An innocent question from Theerasak (Beer) Opatsuwan’s three-year-old son reminded the award-winning Curtin graduate why he became an engineer in the first place and what motivates him today.
“My son Nicholas asked me last year, ‘Why do you go to work?’” says Beer. “Of course, he doesn’t understand how there could be anything more important than spending time with him!”
Without much thought, Beer gave Nicholas an honest response. He worked to put food on the table. A few months later, however, Nicholas asked the same question. This time, Beer had to dig deep for an answer.
“I knew there was something deeper that was driving me,” he says. “I told my son that Daddy goes to work to help people fix things and build things. This is what I do as an engineer. This is what engineers do.”
Since graduating in 2006, Beer has spent his career doing exactly this – helping people.
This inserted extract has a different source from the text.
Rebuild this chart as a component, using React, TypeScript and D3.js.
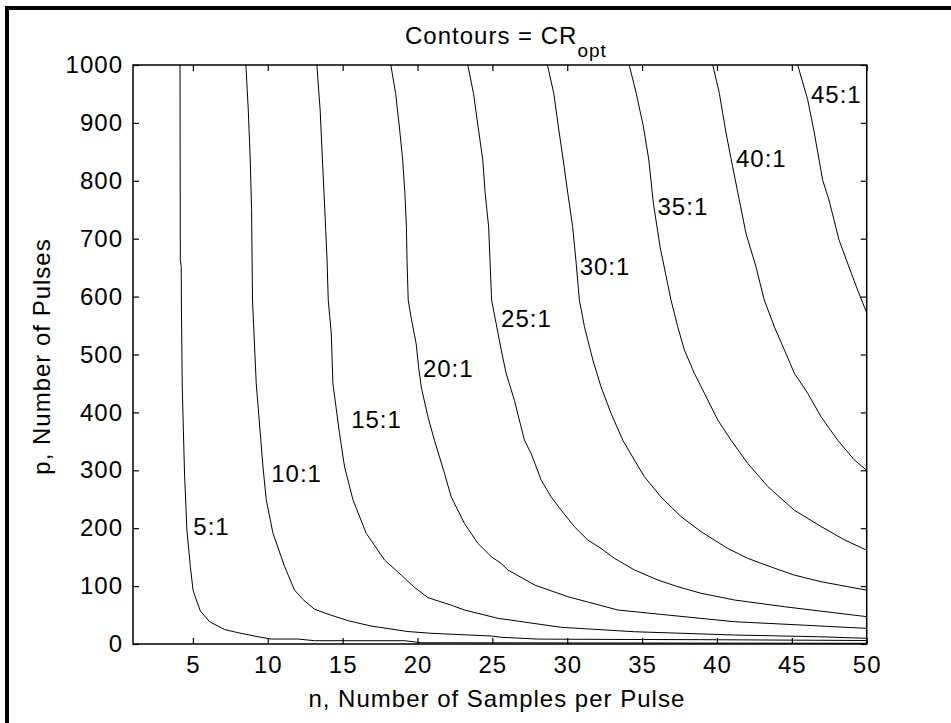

In his role as an electrical engineer at Energex, Beer was heavily involved in the implementation of technical standards and policies to ensure power networks operate safely and reliably. Beer is also an active member of Energex’s standby emergency response team, which assists communities in south-east Queensland during extreme weather.
He has made significant contributions to the standardisation of engineering practices, represented Australia at numerous international engineering conferences, and shares his passion for engineering mentoring young professionals and fellow graduates.
Beer reflects on his ambitions after leaving Thailand in 1998 to attend high school and university in Perth.
“Looking back, it really feels like a dream. I had a hope that one day, my day would come – when I could say I’ve made a positive and significant impact on the country that has given me so much.”
Less than ten short years into his career, it seems that day has arrived. In the last 12 months he won the Queensland Young Professional Engineer of the Year award and was a finalist for the national award. He also accepted the prestigious E.S. Cornwall Memorial Scholarship offered by the University of Queensland. The scholarship will send Beer to Europe next year to gain new skills and knowledge in the electricity industry.
In November the Curtin graduate was awarded the University’s Alumni Professional Achievement Award (Science and Engineering) for his success in the field.
Beer says he is humbled by the whirlwind of recognition he’s received and thanks his mentors, university peers and family for their unwavering support.
He still thinks of his son’s question today, saying it reminds him of why he challenges himself professionally and inspires others to study engineering.
“It gives me a deep sense of purpose to carry on, to become a better engineer and a better person. I truly believe engineers have a positive influence on society and the world.”